Если такое предположение, пусть даже в шутку, мог высказать кто-то из ближайшего окружения Петрарки, превосходно знавший все авиньонское общество, то не удивительно, что Боккаччо, личное знакомство которого с Петраркой состоялось много лет спустя, мог сказать следующие слова: "Я убежден, что Лауру следует понимать аллегорически, как лавровый венок, которым Петрарка позднее был увенчан". Эти два голоса современников в значительной мере подорвали в последующие века веру в реальность существования Лауры, несмотря даже на то, что о ней свидетельствует запись в Вергилиевом кодексе. Но можно ли столь далеко зайти с мистификацией, чтобы следы ее сохранились и там, куда никто, кроме поэта, не имел возможности заглянуть? Впрочем, присутствие Лауры нигде не чувствуется столь зримо и живо, как в сонетах.

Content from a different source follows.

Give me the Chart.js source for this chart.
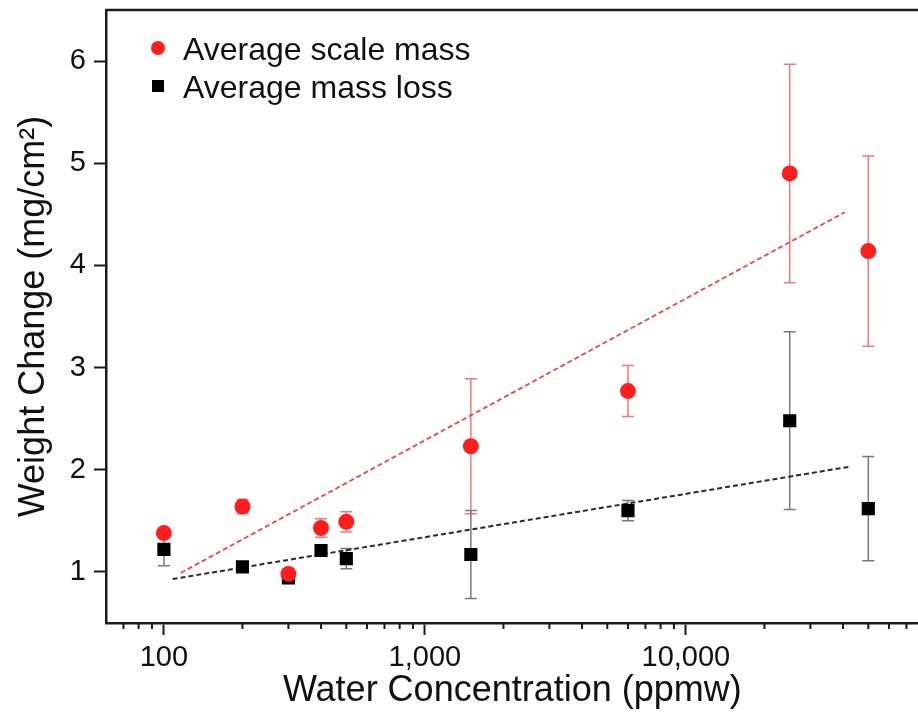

Их свыше трехсот. Из них можно составить дневник любви, пережившей любимое существо. Описания ее красоты, состоящие, по обычаю поэтов того времени, из сравнений, в которых цветы, звезды, жемчужины делают ее похожей на любую воспетую когда-либо в любовной песне девушку, утверждают нас лишь в одном предположении: у нее были светлые волосы и черные глаза. Любовь, охватившая Петрарку с первого взгляда, и в истории дальнейшего своего развития не вышла за пределы чисто зрительного образа. Единственными событиями всей истории этой любви были несколько мимолетных встреч и столь же мимолетных взглядов. А когда поэт однажды поднял перчатку, которую Лаура уронила, это было уже ошеломляющим событием. Если пересказать содержание сонетов, то пересказ прозвучит, как первая страница романа, которого никто не напишет.
Петрарка познакомился с Лаурой, когда она была совсем юной девушкой. Вскоре она вышла замуж и, став женой и матерью, подобно Беатриче, с негодованием относилась к неустанно оказываемым ей почестям. Немало сонетов запечатлело ее оскорбленную добродетель, высокомерное выражение ангельского лица, строгий взгляд.

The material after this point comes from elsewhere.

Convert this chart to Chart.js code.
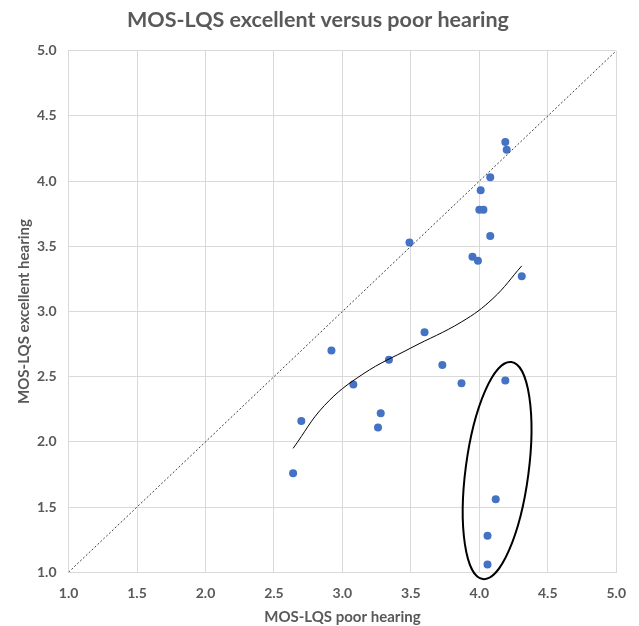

Девяносто сонетов написал Петрарка после смерти Лауры. Возвращаясь в воспоминаниях к своей возлюбленной, Петрарка ищет ее в небесах, надеется получить от нее поддержку на пути к спасению. Тон их все более меланхоличен, затемнен, и теперь уже не Лаура, живое существо, навещает его по ночам, а лишь ее тень. То она является ему во сне, то во время работы, когда он сидит, склонившись над книгами, и вдруг чувствует прикосновение ее холодных ладоней. Только сейчас Лаура признается ему в своей любви. Она любила его всегда и будет любить вечно. Но не могла этого показать, ибо оба они были молоды, она должна была оберегать свою и его невинность во имя спасения их душ. "Ты упрекал меня в кокетстве и холодности, а все это было только для твоего блага".
Эта любовь пламенела в сердце Петрарки в течение двадцати лет, пока Лаура была жива, и, если верить стихам, никогда не угасала. Чуткая, стыдливая, полная смирения любовь к личности возвышенной, недостижимой, любовь, под пеплом надежды таящая жар, которому, однако, никогда не было суждено засиять ярким пламенем, любовь эта, раскрывшаяся в весну жизни и не увядшая ее осенью, казалась невероятной. Скорее творением искусства, а не жизни, скорее литературным приемом, а не реальностью. Кто разделяет эту точку зрения, должен мысленно обратиться к иному произведению, более близкому нашему времени, к "Воспитанию чувств", в котором реалист Флобер, описывая любовь Фредерика Моро к госпоже Арну, словно бы повторил историю Лауры и Петрарки, снабдив ее комментарием из собственной жизни, где за госпожой Арну угадывалась госпожа Шлезингер, неотступная любовная мечта этого полнокровного гиганта с галльскими усами.
Предпринималось немало попыток обнаружить документы, свидетельствующие о реальности существования Лауры. Наибольшую огласку приобрели те из них, в которых речь шла о некой Лауре де Нов, которую влиятельный род де Садов причислил к сонму своих предков. Лаура де Нов была матерью одиннадцати детей, а когда умерла, муж ее через семь месяцев после ее смерти, не переждав и положенного года траура, женился вторично. Семья де Садов довольно серьезно занималась образом Лауры и даже обнаружила в 1533 году ее могилу, показывала портреты, не вызывавшие ни у кого доверия. В этом соревновании историков и археологов были эпизоды, напоминавшие события из "Портрета мистера W. Н." Оскара Уайльда, порою, думая о Лауре, мы невольно вспоминаем загадочную смуглую леди сонетов Шекспира.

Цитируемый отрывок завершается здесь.